> _Exercise directions_
In the listing below, locate the line with "Write a Python" and the line with "import plotly.graph_objects as go", then output both and everything between them exactly, minus any pictures.

> _Records shown_
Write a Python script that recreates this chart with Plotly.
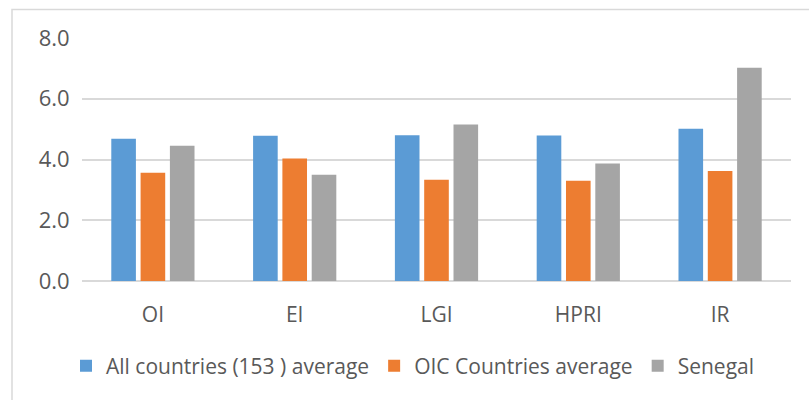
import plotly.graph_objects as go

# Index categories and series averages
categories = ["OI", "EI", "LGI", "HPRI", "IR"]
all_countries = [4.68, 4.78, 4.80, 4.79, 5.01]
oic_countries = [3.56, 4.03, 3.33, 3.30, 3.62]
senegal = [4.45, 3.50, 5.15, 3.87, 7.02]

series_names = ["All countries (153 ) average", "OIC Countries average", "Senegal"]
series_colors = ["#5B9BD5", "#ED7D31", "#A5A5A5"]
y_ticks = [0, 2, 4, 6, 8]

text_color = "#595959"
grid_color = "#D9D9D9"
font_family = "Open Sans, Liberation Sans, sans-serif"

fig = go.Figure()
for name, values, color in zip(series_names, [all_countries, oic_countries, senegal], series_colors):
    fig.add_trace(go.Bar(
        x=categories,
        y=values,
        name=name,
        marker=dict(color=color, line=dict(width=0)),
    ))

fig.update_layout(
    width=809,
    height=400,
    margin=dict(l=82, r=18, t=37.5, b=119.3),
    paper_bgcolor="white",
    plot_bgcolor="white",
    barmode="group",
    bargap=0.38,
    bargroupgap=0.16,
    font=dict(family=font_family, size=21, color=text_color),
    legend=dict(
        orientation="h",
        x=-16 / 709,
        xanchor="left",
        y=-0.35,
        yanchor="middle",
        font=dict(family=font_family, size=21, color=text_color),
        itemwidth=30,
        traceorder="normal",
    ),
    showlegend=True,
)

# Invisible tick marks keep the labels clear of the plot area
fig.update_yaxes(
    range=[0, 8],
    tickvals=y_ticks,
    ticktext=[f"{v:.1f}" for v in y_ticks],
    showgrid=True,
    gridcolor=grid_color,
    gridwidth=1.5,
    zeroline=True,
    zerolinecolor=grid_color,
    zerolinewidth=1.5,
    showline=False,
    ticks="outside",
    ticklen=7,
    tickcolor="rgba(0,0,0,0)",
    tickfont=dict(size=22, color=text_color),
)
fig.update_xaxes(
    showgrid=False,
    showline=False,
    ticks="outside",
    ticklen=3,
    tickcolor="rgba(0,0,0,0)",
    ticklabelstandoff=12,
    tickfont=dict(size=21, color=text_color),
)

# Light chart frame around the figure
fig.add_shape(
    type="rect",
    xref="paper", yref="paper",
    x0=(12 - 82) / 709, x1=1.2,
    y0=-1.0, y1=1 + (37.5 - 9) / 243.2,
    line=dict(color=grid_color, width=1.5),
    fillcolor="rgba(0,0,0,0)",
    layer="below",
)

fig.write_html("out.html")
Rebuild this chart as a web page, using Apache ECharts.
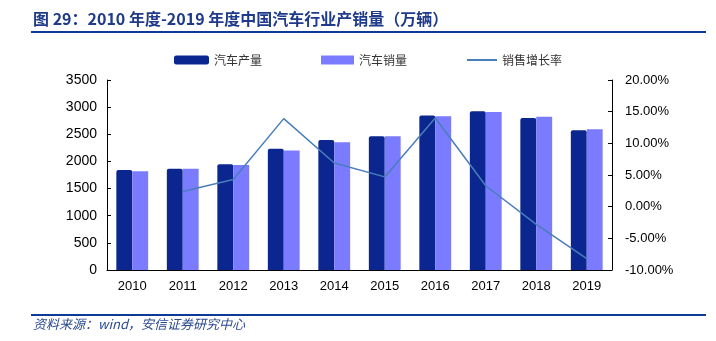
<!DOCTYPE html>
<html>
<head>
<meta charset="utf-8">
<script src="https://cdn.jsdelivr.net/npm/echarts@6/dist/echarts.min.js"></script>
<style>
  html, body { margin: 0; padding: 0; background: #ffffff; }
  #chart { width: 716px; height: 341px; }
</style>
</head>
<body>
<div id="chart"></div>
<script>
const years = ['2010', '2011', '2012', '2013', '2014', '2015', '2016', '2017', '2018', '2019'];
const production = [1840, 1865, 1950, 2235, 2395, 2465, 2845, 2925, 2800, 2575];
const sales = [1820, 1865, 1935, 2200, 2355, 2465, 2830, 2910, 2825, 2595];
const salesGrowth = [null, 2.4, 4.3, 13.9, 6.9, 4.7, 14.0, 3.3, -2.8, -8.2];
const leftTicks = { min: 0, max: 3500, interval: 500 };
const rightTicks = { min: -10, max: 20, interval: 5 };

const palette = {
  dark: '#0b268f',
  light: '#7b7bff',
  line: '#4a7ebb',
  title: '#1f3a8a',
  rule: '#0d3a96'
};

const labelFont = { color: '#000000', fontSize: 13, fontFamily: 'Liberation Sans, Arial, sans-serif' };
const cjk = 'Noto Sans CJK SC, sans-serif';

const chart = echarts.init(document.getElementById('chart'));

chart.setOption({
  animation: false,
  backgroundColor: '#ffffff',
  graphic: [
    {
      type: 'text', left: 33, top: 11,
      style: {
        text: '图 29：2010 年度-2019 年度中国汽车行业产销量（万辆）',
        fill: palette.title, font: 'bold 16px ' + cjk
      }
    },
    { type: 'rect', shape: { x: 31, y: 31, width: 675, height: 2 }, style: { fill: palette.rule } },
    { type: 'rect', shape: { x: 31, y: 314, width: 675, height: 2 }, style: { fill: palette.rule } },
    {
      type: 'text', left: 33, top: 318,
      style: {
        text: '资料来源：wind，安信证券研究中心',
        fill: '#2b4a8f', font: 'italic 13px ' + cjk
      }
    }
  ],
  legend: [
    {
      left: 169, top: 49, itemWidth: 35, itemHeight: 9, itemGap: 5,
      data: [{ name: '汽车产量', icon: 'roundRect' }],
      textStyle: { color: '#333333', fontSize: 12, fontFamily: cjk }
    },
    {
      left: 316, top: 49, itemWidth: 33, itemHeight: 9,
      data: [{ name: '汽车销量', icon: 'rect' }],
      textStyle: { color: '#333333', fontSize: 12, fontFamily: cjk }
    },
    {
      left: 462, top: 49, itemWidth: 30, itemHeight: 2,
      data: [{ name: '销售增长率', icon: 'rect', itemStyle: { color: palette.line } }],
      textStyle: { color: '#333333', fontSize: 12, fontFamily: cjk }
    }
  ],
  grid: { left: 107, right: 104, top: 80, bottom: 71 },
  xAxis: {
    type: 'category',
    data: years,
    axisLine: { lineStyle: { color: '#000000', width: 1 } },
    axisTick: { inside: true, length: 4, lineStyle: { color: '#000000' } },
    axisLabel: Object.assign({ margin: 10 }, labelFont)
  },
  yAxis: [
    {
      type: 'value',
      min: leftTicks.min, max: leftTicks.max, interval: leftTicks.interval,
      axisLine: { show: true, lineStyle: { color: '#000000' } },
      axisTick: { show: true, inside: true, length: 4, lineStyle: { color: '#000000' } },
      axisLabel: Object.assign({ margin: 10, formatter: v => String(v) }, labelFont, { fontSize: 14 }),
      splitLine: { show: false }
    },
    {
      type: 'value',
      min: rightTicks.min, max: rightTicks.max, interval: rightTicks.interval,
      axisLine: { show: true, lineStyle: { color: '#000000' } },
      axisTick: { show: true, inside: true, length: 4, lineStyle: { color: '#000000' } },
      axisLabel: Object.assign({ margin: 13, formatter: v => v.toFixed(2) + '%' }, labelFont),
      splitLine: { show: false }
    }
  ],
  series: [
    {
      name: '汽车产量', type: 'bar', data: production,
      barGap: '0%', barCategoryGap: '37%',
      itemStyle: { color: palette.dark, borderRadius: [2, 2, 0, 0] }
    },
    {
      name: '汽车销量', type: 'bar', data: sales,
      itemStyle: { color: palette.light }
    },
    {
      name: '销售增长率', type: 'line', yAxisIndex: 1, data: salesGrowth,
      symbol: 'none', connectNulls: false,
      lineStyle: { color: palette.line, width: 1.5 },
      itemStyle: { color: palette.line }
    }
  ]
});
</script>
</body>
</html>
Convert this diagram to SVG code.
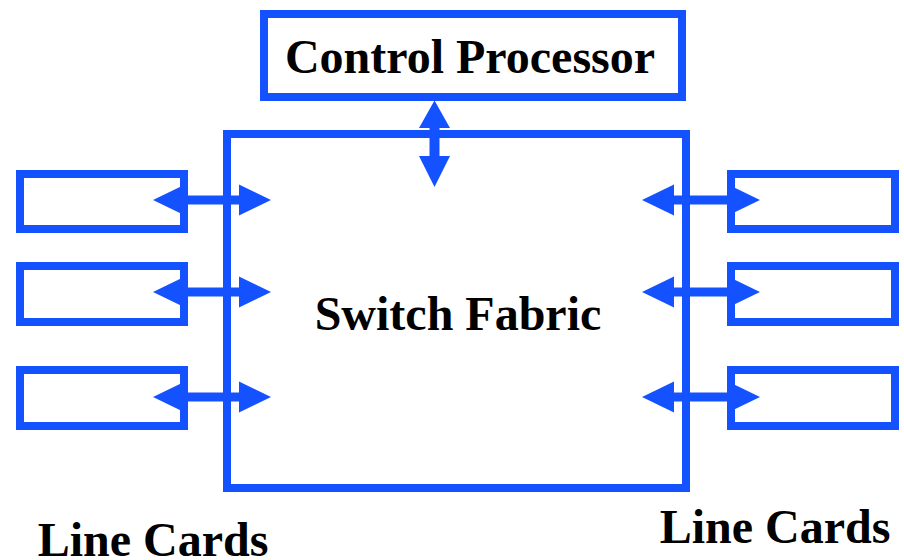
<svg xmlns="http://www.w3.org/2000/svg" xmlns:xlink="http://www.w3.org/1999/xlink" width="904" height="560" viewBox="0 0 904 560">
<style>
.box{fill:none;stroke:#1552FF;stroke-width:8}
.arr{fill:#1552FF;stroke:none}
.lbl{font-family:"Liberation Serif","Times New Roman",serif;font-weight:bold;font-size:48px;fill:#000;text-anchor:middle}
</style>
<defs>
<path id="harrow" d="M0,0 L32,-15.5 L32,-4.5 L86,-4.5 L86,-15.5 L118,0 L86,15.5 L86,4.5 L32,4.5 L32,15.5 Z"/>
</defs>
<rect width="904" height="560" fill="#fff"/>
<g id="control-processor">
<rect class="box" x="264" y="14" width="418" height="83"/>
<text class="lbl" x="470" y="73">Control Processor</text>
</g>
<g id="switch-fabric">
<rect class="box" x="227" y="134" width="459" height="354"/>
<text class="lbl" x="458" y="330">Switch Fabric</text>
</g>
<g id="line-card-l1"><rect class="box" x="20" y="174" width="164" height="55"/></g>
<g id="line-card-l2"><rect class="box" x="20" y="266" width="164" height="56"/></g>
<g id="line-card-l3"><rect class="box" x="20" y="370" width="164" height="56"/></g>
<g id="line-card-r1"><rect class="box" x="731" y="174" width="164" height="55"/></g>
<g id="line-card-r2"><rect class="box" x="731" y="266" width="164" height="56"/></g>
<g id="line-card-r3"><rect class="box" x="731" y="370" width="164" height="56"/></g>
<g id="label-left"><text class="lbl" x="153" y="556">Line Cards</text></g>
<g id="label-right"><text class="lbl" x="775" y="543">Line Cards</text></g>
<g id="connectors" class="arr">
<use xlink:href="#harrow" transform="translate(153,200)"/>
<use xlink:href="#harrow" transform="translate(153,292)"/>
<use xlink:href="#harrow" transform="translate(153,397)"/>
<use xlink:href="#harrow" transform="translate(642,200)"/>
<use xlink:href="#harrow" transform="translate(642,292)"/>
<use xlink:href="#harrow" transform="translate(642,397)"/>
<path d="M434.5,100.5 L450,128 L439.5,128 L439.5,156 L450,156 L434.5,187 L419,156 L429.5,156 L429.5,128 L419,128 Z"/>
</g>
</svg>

---

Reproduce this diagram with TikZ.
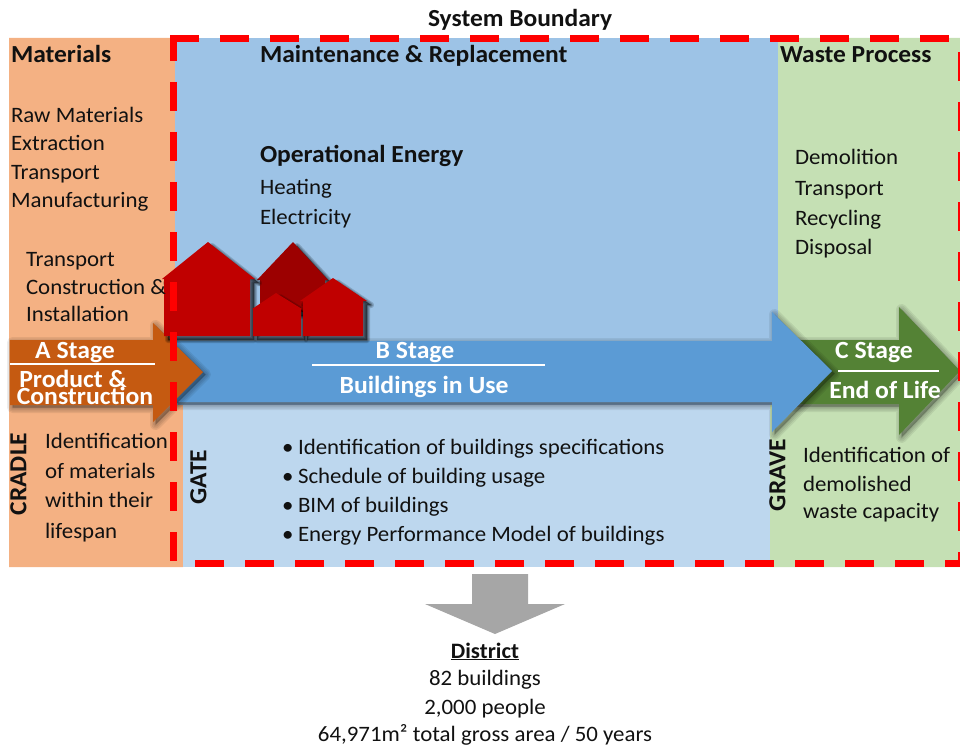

> _Final result_
Write a Python script that recreates this chart with Plotly.
import plotly.graph_objects as go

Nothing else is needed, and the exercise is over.